Ma non bisogna dimenticare che Boccaccio è uomo del Trecento e non gli si può attribuire una coscienza di classe che non ha mai avuto. Per Boccaccio si tratta di mostrare come in quel giardino – un Eden costruito dall’uomo – la brigata di amici dedita al raccontarsi storie non solo non muore, colpita dall’esterno male del mondo raffigurato dalla peste, ma, attraverso l’esperienza letteraria, fonda nuove regole per il proprio vivere sociale, fondato sulla virtù e sul rispetto dell’altro, del piacere e delle passioni.
La raccolta di novelle fu quasi immediatamente tradotta nelle principali lingue europee ed è conosciuta in tutto il mondo. Sono numerosi gli artisti che da Boccaccio hanno preso spunto e ne hanno ripreso i temi rimodellandoli e attualizzandoli sempre durante l’ininterrotta fortuna di questo autore straordinario.
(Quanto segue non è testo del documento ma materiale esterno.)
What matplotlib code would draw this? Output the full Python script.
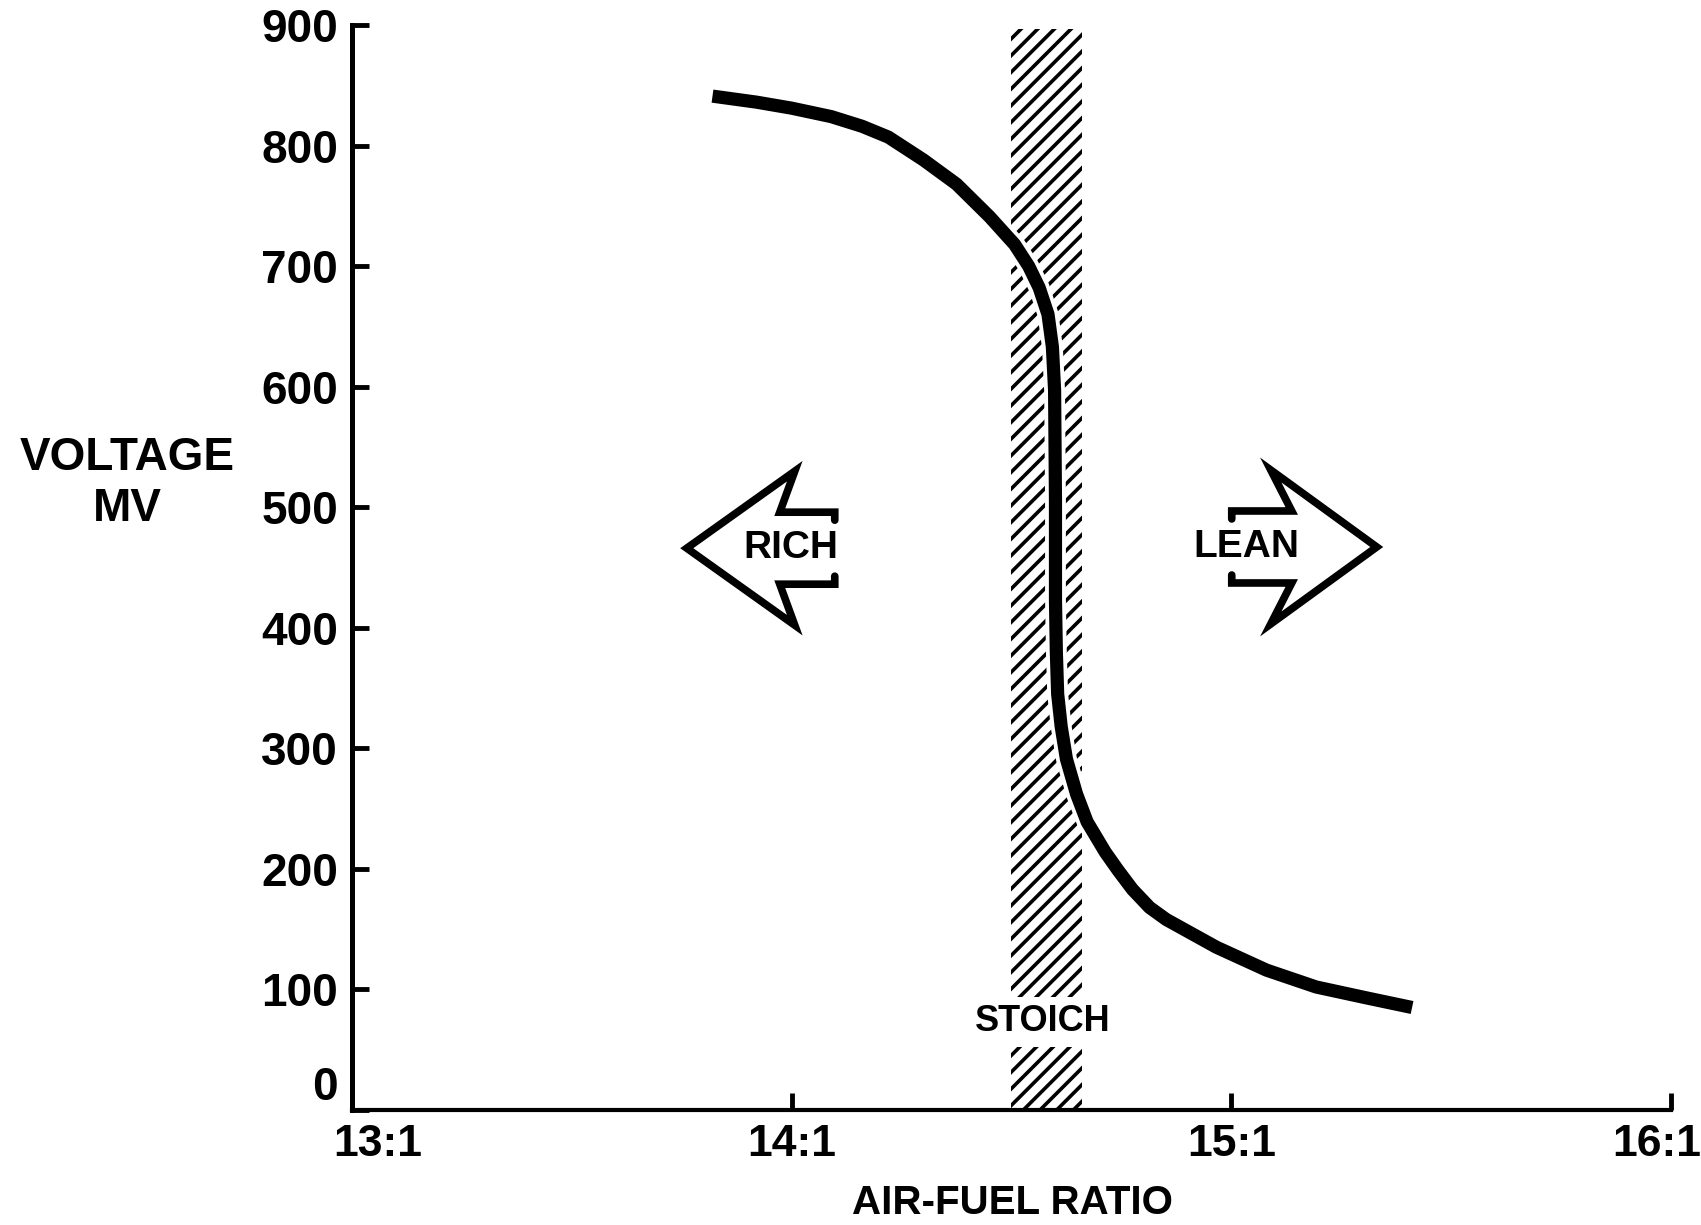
import matplotlib
matplotlib.use("Agg")
import matplotlib.pyplot as plt
import matplotlib.patheffects as pe
import matplotlib.transforms as mtransforms

# Oxygen sensor output vs air-fuel ratio
afr = [13.82, 13.92, 14.00, 14.09, 14.16, 14.22, 14.30, 14.375, 14.45, 14.507,
       14.539, 14.563, 14.583, 14.593, 14.598, 14.600, 14.600, 14.602, 14.605,
       14.613, 14.625, 14.648, 14.672, 14.713, 14.742, 14.775, 14.814, 14.852,
       14.966, 15.08, 15.193, 15.307, 15.411]
voltage = [841, 836, 831, 824, 816, 807, 788, 768, 741, 718,
           700, 682, 660, 633, 597, 506, 423, 380, 345,
           318, 291, 262, 239, 214, 199, 183, 168, 158,
           135, 116, 102, 93, 85]

x_ticks = [13, 14, 15, 16]
x_tick_labels = ["13:1", "14:1", "15:1", "16:1"]
y_ticks = [0, 100, 200, 300, 400, 500, 600, 700, 800, 900]
y_tick_labels = ["0", "100", "200", "300", "400", "500", "600", "700", "800", "900"]

stoich_band = (14.50, 14.66)
stoich_top = 897

font = ["Liberation Sans", "DejaVu Sans"]

plt.rcParams["hatch.linewidth"] = 2.6
plt.rcParams["hatch.color"] = "black"

fig = plt.figure(figsize=(17.01, 12.25), dpi=100)
ax = fig.add_axes([0.2069, 0.0939, 0.9824 - 0.2069, 0.9796 - 0.0939])
ax.set_xlim(13, 16)
ax.set_ylim(0, 900)

for s in ["top", "right"]:
    ax.spines[s].set_visible(False)
ax.spines["left"].set_linewidth(3.6)
ax.spines["bottom"].set_linewidth(3.0)

ax.set_xticks(x_ticks)
ax.set_xticklabels(x_tick_labels, fontfamily=font, fontweight="bold", fontsize=32)
ax.set_yticks(y_ticks)
ax.set_yticklabels(y_tick_labels, fontfamily=font, fontweight="bold", fontsize=33)
ax.tick_params(axis="both", direction="in", length=12, width=3.5)
ax.tick_params(axis="x", pad=10)
ax.tick_params(axis="y", pad=10)
ax.get_yticklabels()[0].set_va("bottom")

# nudge the end labels like the original drawing
xl = ax.get_xticklabels()
xl[0].set_transform(xl[0].get_transform() + mtransforms.ScaledTranslation(26 / 100, 0, fig.dpi_scale_trans))
xl[-1].set_transform(xl[-1].get_transform() + mtransforms.ScaledTranslation(-14 / 100, 0, fig.dpi_scale_trans))

# stoichiometric band
ax.fill_between(stoich_band, 0, stoich_top, facecolor="none", edgecolor="black",
                hatch="//", linewidth=0)
ax.text(14.57, 73, "STOICH", ha="center", va="center", fontfamily=font,
        fontweight="bold", fontsize=26,
        bbox=dict(boxstyle="square,pad=0.2", fc="white", ec="none"))

# sensor curve
ax.plot(afr, voltage, color="black", linewidth=9.5, solid_capstyle="butt",
        solid_joinstyle="round",
        path_effects=[pe.Stroke(linewidth=15, foreground="white"), pe.Normal()])

# hollow arrows around RICH / LEAN
px_x = (16 - 13) / ax.bbox.width
px_y = 900 / ax.bbox.height


def hollow_arrow(cx, cy, sign, tip, corner, notch, tail, head_h=77, shaft_h=36):
    fwd = [tail, tail, notch, corner, tip, corner, notch, tail, tail]
    up = [shaft_h - 8, shaft_h, shaft_h, head_h, 0, -head_h, -shaft_h, -shaft_h, -shaft_h + 8]
    xs = [cx + sign * f * px_x for f in fwd]
    ys = [cy + u * px_y for u in up]
    ax.plot(xs, ys, color="black", linewidth=5.5, solid_joinstyle="miter",
            solid_capstyle="round")


ax.text(13.998, 466, "RICH", ha="center", va="center", fontfamily=font,
        fontweight="bold", fontsize=28)
hollow_arrow(13.998, 466, -1, tip=104, corner=-4, notch=11, tail=-44)
ax.text(15.035, 467, "LEAN", ha="center", va="center", fontfamily=font,
        fontweight="bold", fontsize=28)
hollow_arrow(15.035, 467, 1, tip=130, corner=24, notch=45, tail=-15)

fig.text(0.0747, 0.605, "VOLTAGE\nMV", ha="center", va="center", fontfamily=font,
         fontweight="bold", fontsize=33, linespacing=1.2)
fig.text(0.5955, 0.018, "AIR-FUEL RATIO", ha="center", va="center", fontfamily=font,
         fontweight="bold", fontsize=29)

fig.savefig("out.png", dpi=100, facecolor="white")
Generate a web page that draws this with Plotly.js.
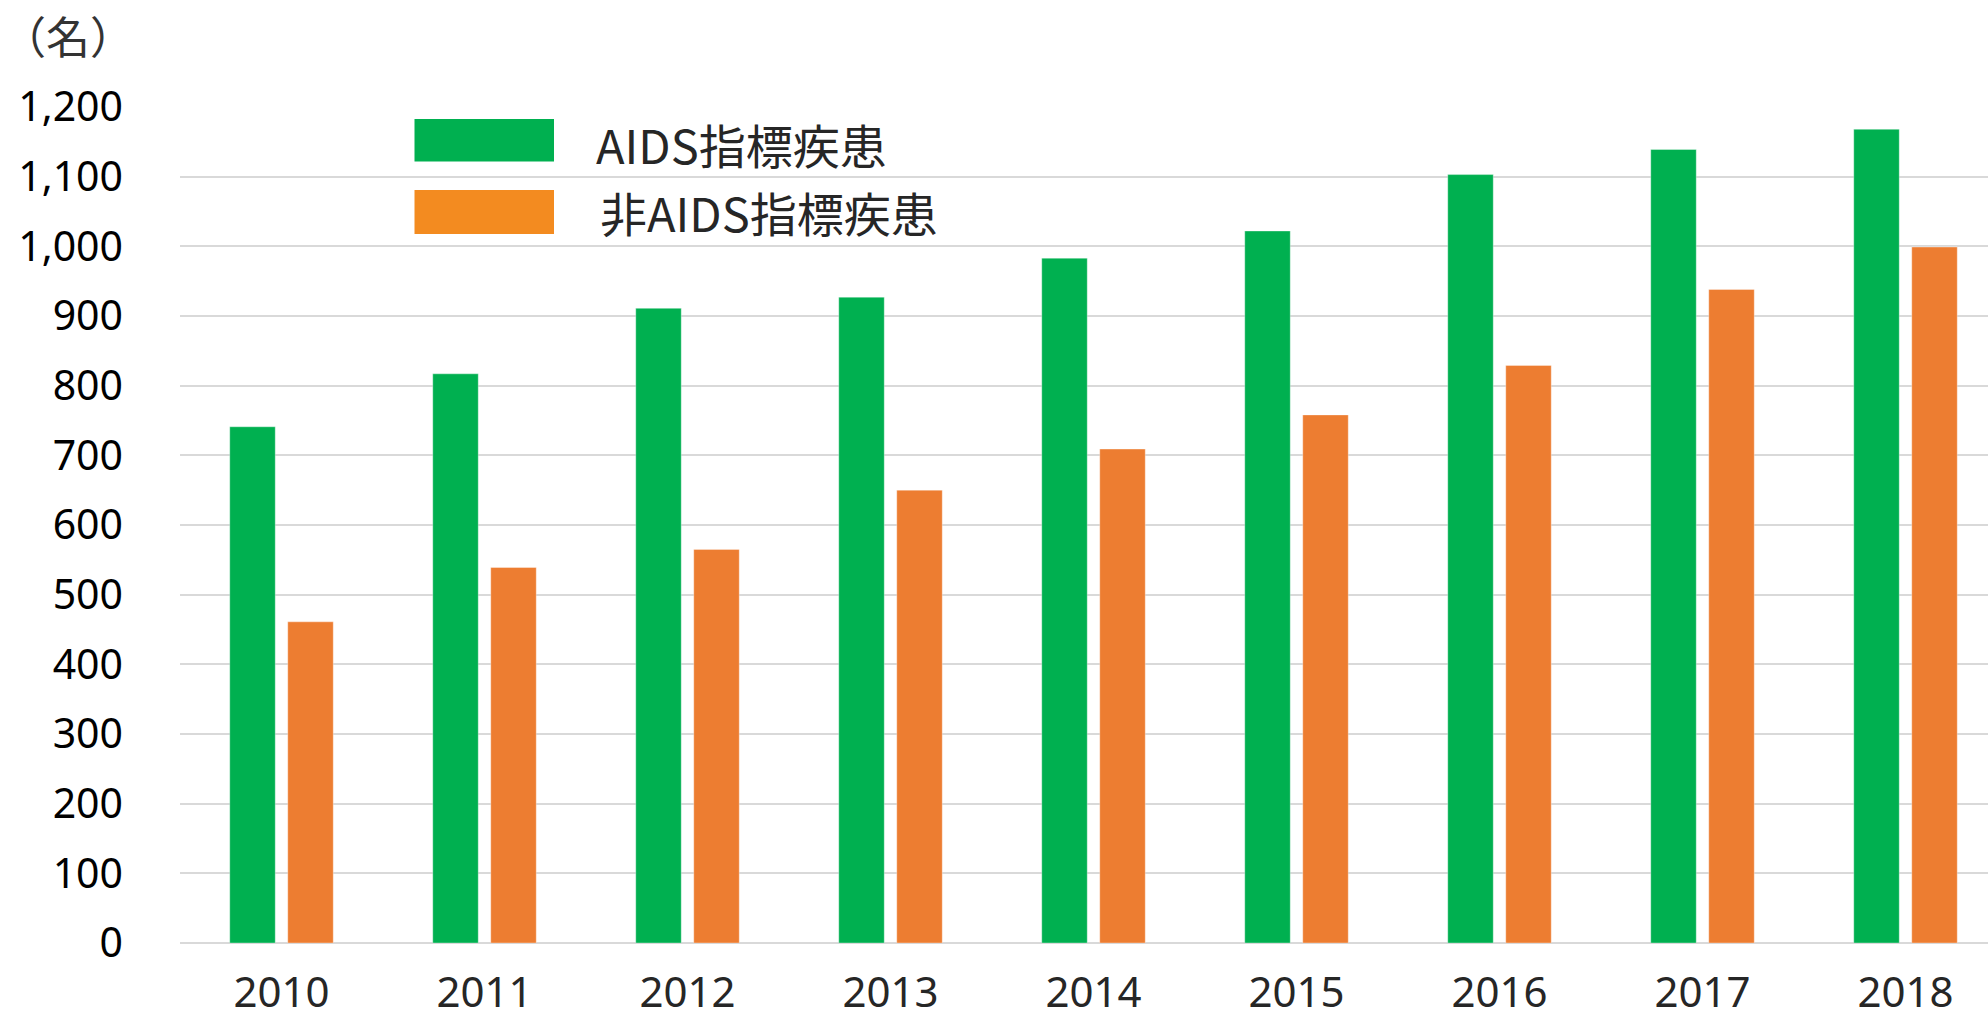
<!DOCTYPE html>
<html>
<head>
<meta charset="utf-8">
<script src="https://cdn.plot.ly/plotly-3.0.1.min.js"></script>
<style>
  html, body { margin: 0; padding: 0; background: #ffffff; }
  #chart { width: 1988px; height: 1021px; }
</style>
</head>
<body>
<div id="chart"></div>
<script>
// ---- data ----
const years = ['2010', '2011', '2012', '2013', '2014', '2015', '2016', '2017', '2018'];
const aidsIndicator = [741, 817, 911, 927, 983, 1022, 1103, 1139, 1168];
const nonAidsIndicator = [461, 539, 565, 650, 709, 758, 829, 938, 999];
const seriesNames = ['AIDS指標疾患', '非AIDS指標疾患'];
const unitLabel = '（名）';
const yTickVals = [0, 100, 200, 300, 400, 500, 600, 700, 800, 900, 1000, 1100, 1200];
const yTickText = ['0', '100', '200', '300', '400', '500', '600', '700', '800', '900', '1,000', '1,100', '1,200'];

// ---- styles ----
const GREEN = '#00B050';
const ORANGE = '#ED7D31';
const LEGEND_ORANGE = '#F38B20';
const CJK = '"Noto Sans CJK JP", "Noto Sans", sans-serif';
const LATIN = '"Noto Sans", "Open Sans", sans-serif';

const W = 1988, H = 1021;
const M = { l: 180, r: 0, t: 107, b: 78 };
const plotW = W - M.l - M.r;
const plotH = H - M.t - M.b;
const px = x => (x - M.l) / plotW;          // page x -> paper x
const py = y => (H - M.b - y) / plotH;      // page y -> paper y
const catStep = 203;                         // pixels per category

const traces = [
  {
    type: 'bar', name: seriesNames[0], x: years, y: aidsIndicator,
    marker: { color: GREEN, line: { color: 'rgba(255,255,255,0.35)', width: 1 } },
    showlegend: false, hoverinfo: 'x+y+name'
  },
  {
    type: 'bar', name: seriesNames[1], x: years, y: nonAidsIndicator,
    marker: { color: ORANGE, line: { color: 'rgba(255,255,255,0.35)', width: 1 } },
    showlegend: false, hoverinfo: 'x+y+name'
  }
];

const layout = {
  width: W, height: H,
  margin: M,
  paper_bgcolor: '#ffffff', plot_bgcolor: '#ffffff',
  barmode: 'group',
  bargap: 0.4286,
  bargroupgap: 0.2155,
  showlegend: false,
  font: { family: LATIN, color: '#000000' },
  xaxis: {
    type: 'category',
    range: [-0.5, -0.5 + plotW / catStep],
    showgrid: false, zeroline: false, showline: false,
    ticks: '',
    ticklabelstandoff: 21,
    tickfont: { family: LATIN, size: 42, color: '#262626' },
    fixedrange: true
  },
  yaxis: {
    range: [0, 1200],
    tickvals: yTickVals, ticktext: yTickText,
    showgrid: true, gridcolor: '#D9D9D9', gridwidth: 2,
    zeroline: true, zerolinecolor: '#D9D9D9', zerolinewidth: 2,
    showline: false, ticks: '',
    ticklabelstandoff: 56,
    tickfont: { family: LATIN, size: 41, color: '#000000' },
    fixedrange: true
  },
  shapes: [
    { type: 'rect', xref: 'paper', yref: 'paper', layer: 'above',
      x0: px(414.5), x1: px(554), y0: py(161.5), y1: py(119),
      fillcolor: GREEN, line: { width: 0 } },
    { type: 'rect', xref: 'paper', yref: 'paper', layer: 'above',
      x0: px(414.5), x1: px(554), y0: py(234), y1: py(190),
      fillcolor: LEGEND_ORANGE, line: { width: 0 } }
  ],
  annotations: [
    { text: unitLabel, xref: 'paper', yref: 'paper', x: px(0), y: py(35),
      xanchor: 'left', yanchor: 'middle', showarrow: false,
      font: { family: CJK, size: 44, color: '#333333' } },
    { text: seriesNames[0], xref: 'paper', yref: 'paper', x: px(594), y: py(143),
      xanchor: 'left', yanchor: 'middle', showarrow: false,
      font: { family: CJK, size: 47, color: '#262626' } },
    { text: seriesNames[1], xref: 'paper', yref: 'paper', x: px(598), y: py(211),
      xanchor: 'left', yanchor: 'middle', showarrow: false,
      font: { family: CJK, size: 47, color: '#262626' } }
  ]
};

Plotly.newPlot('chart', traces, layout, { displayModeBar: false, staticPlot: true });
</script>
</body>
</html>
Il Decameron è al centro del lavoro del 1971 di Pier Paolo Pasolini, un film che vuole essere «un’opera completamente gioiosa, ma in maniera astratta» nelle parole dell’autore. Un Boccaccio infinitamente più reale rispetto all’originale, dove i dialoghi, i dettagli erano raffinati anche quando a parlare era un popolano. Nei dialoghi e nelle scene pasoliniane lo stile elegante e raffinato del linguaggio cade, lasciando il posto al popolare, basti pensare allo scambio di battute tra le domestiche di contrada Malpertugio e Andreuccio nella novella omonima. Pasolini non ingentilisce la realtà, costruisce un Boccaccio tutto suo, in cui far emergere tutta l’innocenza e la gioia popolare e rappresentare, seppur con sobria essenzialità, anche la sessualità, tema ancora scandaloso a quell’epoca, nonostante i 600 anni di distanza.